The 1980s were a difficult time to be an old school 1970s AOR band. As MTV rose to prominence and synthesisers became the predominant tool for music, bands like Kansas and Foghat who had dominated the classic rock scene soon found themselves without an audience. Rock music was pushing in both a sleeker and a heavier direction, spearheaded by the likes of Van Halen and Motley Crue. By contrast, a band like The Doobie Brothers seemed like dinosaurs.

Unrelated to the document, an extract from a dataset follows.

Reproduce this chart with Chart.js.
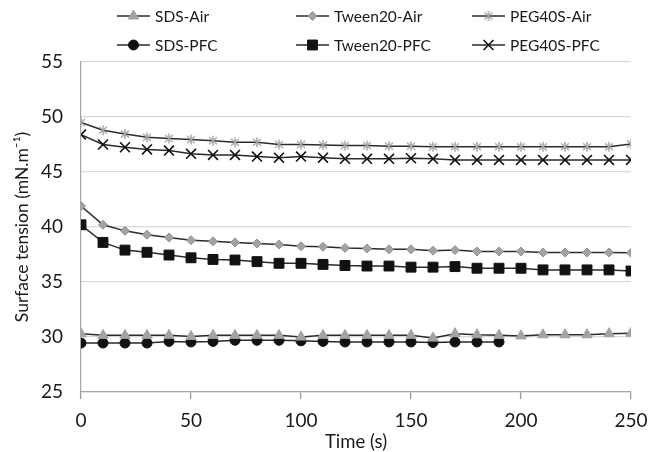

Only a few years prior, the Doobies were arguably one of America’s biggest bands: they had recently recruited a new lead vocalist in Michael McDonald and had put out the number one album Minute By Minute in 1978. But just four years later, the Doobies were officially broken up, with exhaustion, creative tensions, and a rapidly changing music scene taking its toll on the members. McDonald opted to go solo, taking Doobies producer Ted Templeman with him. Templeman had seen the changing tides and pledged allegiance to Van Halen, producing all of their albums from their 1978 debut through 1984.
Van Halen had managed to do the impossible: redefine the sound of rock music for an entirely new generation. That was largely thanks to guitarist Eddie Van Halen, who created his own style of playing that sounded completely unlike anyone who had come before him. He had all the creativity of Jimi Hendrix, the tastefulness of Eric Clapton, the power of Tony Iommi, and the showmanship of Pete Townshend. He was the complete package, but he didn’t get there alone.
By his side was his brother, Alex, who took the booming ethos of John Bonham and paired them with the manic expressiveness of Keith Moon. Bassist Michael Anthony became the band’s secret weapon: his bass guitar would fill in the gaps while Eddie explored new sonic territory, while his backing vocals gave Van Halen a distinctive sense of melody and hooks. Then there was frontman David Lee Roth, who was on a one-man crusade to create as much fun and entertainment as humanly possible.
Even though Van Halen had the raw material for global domination, they also had yet to hone in on their signature sound. For most of the 1970s, Van Halen travelled up and down California playing backyards, basements, and barbecues to try and make a name for themselves as America’s premier party band. While they had the basis for what would eventually be a multi-platinum sound, their initial demos lacked the impact and excitement of their live performances.
That’s where Templeman came in. Although he might have seemed to be an odd choice for a band as heavy as Van Halen, considering his singer-songwriter work with Van Morrison and Carly Simon, Templeman had recently branched out to hard rock by producing the debut album from the California band Montrose. That group had a lead singer by the name of Sammy Hagar, a man who would later factor into the Van Halen story as Roth’s replacement. But by 1977, Templeman was best known as the Doobies’ producer.
It was while producing 1984 that Templeman saw the band get stuck on one particularly synth-heavy tune. ‘I’ll Wait’ was in its early stages of composition, with only Eddie Van Halen‘s keyboard line being solidified. David Lee Roth needed a hand in getting the song’s vocal lines completed, so Templeman decided to bring in McDonald.
“Ted Templeman called me up and said, ‘Hey, these guys have a track and they need some lyrics, so I mentioned you could do it and they said fine, so why don’t you come down?'” McDonald told Ultimate Classic Rock. “He sent me the track, and I got some ideas going so I’d have something when I got to the studio.”
Although McDonald was aware of Van Halen and their bawdy reputation, meeting the band turned out to be strictly business. “I met David Lee Roth at Ted’s office. That was, uh, an interesting experience,” McDonald explained comically. “He kinda liked what I had going, so we sat there in the office with the demo playing on a cassette recorder, singing lines and melodies.”
“I guess they thought I was Santa Claus, because I had to go chasing them a little bit on that one,” McDonald said with a laugh. “It’s probably one of the most-played things I’ve ever written, just because it’s Van Halen. That album sold three or four million copies right away, which was a really big deal at the time.”
‘I’ll Wait’ turned out so well that the band opted to release it as the second single from 1984. The song rose all the way to number 13 on the Billboard Hot 100, despite not having a video at the height of the MTV boom. ‘I’ll Wait’ was McDonald’s only collaboration with Van Halen, but he continued to help punch up songs throughout his solo career, including landing a number one hit duetting with Patti LaBelle on the song ‘On My Own’.